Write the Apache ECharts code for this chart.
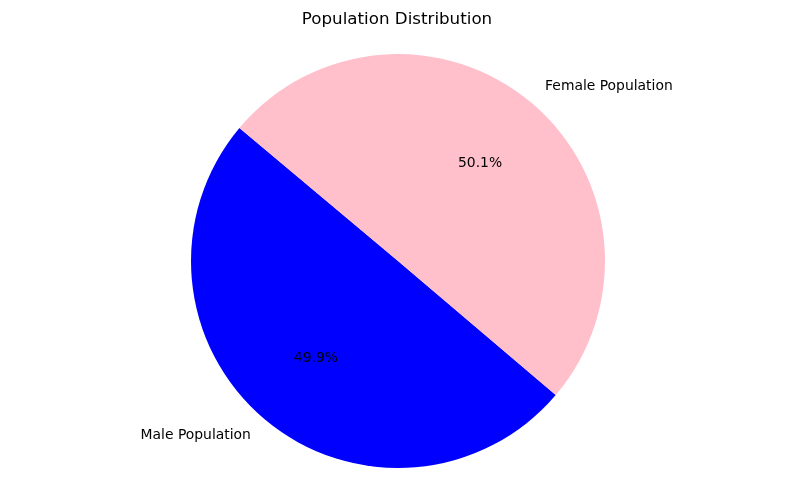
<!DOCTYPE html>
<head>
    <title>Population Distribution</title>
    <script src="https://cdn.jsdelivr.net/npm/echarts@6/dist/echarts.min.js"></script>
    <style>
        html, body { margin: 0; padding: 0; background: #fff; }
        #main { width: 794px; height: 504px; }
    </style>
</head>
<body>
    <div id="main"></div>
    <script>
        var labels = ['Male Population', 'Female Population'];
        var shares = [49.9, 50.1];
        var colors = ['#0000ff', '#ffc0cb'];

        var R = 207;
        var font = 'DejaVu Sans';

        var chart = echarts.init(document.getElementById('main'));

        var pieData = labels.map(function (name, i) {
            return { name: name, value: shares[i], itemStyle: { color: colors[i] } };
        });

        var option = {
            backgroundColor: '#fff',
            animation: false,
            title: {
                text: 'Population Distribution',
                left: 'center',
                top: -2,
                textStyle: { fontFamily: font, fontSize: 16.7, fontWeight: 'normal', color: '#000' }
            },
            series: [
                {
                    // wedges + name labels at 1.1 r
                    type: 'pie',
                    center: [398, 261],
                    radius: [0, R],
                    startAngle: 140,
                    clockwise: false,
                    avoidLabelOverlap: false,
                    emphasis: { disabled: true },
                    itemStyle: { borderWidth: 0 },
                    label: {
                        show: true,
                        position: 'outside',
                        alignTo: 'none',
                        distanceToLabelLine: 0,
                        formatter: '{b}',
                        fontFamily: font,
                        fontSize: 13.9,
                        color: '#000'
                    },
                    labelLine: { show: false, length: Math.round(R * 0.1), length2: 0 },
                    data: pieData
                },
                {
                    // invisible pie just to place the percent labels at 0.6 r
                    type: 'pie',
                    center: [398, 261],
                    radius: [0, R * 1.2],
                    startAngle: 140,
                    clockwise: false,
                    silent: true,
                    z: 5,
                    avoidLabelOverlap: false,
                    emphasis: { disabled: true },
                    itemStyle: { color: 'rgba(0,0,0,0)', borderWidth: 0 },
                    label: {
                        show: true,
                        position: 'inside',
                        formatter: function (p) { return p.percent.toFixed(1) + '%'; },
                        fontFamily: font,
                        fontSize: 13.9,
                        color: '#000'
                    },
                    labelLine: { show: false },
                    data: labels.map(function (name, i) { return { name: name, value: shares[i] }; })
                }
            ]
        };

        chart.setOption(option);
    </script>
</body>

### Aim of the task
Return each line from the material above exactly, but not the pictures.

### The output
Write the Apache ECharts code for this chart.
<!DOCTYPE html>
<head>
    <title>Population Distribution</title>
    <script src="https://cdn.jsdelivr.net/npm/echarts@6/dist/echarts.min.js"></script>
    <style>
        html, body { margin: 0; padding: 0; background: #fff; }
        #main { width: 794px; height: 504px; }
    </style>
</head>
<body>
    <div id="main"></div>
    <script>
        var labels = ['Male Population', 'Female Population'];
        var shares = [49.9, 50.1];
        var colors = ['#0000ff', '#ffc0cb'];

        var R = 207;
        var font = 'DejaVu Sans';

        var chart = echarts.init(document.getElementById('main'));

        var pieData = labels.map(function (name, i) {
            return { name: name, value: shares[i], itemStyle: { color: colors[i] } };
        });

        var option = {
            backgroundColor: '#fff',
            animation: false,
            title: {
                text: 'Population Distribution',
                left: 'center',
                top: -2,
                textStyle: { fontFamily: font, fontSize: 16.7, fontWeight: 'normal', color: '#000' }
            },
            series: [
                {
                    // wedges + name labels at 1.1 r
                    type: 'pie',
                    center: [398, 261],
                    radius: [0, R],
                    startAngle: 140,
                    clockwise: false,
                    avoidLabelOverlap: false,
                    emphasis: { disabled: true },
                    itemStyle: { borderWidth: 0 },
                    label: {
                        show: true,
                        position: 'outside',
                        alignTo: 'none',
                        distanceToLabelLine: 0,
                        formatter: '{b}',
                        fontFamily: font,
                        fontSize: 13.9,
                        color: '#000'
                    },
                    labelLine: { show: false, length: Math.round(R * 0.1), length2: 0 },
                    data: pieData
                },
                {
                    // invisible pie just to place the percent labels at 0.6 r
                    type: 'pie',
                    center: [398, 261],
                    radius: [0, R * 1.2],
                    startAngle: 140,
                    clockwise: false,
                    silent: true,
                    z: 5,
                    avoidLabelOverlap: false,
                    emphasis: { disabled: true },
                    itemStyle: { color: 'rgba(0,0,0,0)', borderWidth: 0 },
                    label: {
                        show: true,
                        position: 'inside',
                        formatter: function (p) { return p.percent.toFixed(1) + '%'; },
                        fontFamily: font,
                        fontSize: 13.9,
                        color: '#000'
                    },
                    labelLine: { show: false },
                    data: labels.map(function (name, i) { return { name: name, value: shares[i] }; })
                }
            ]
        };

        chart.setOption(option);
    </script>
</body>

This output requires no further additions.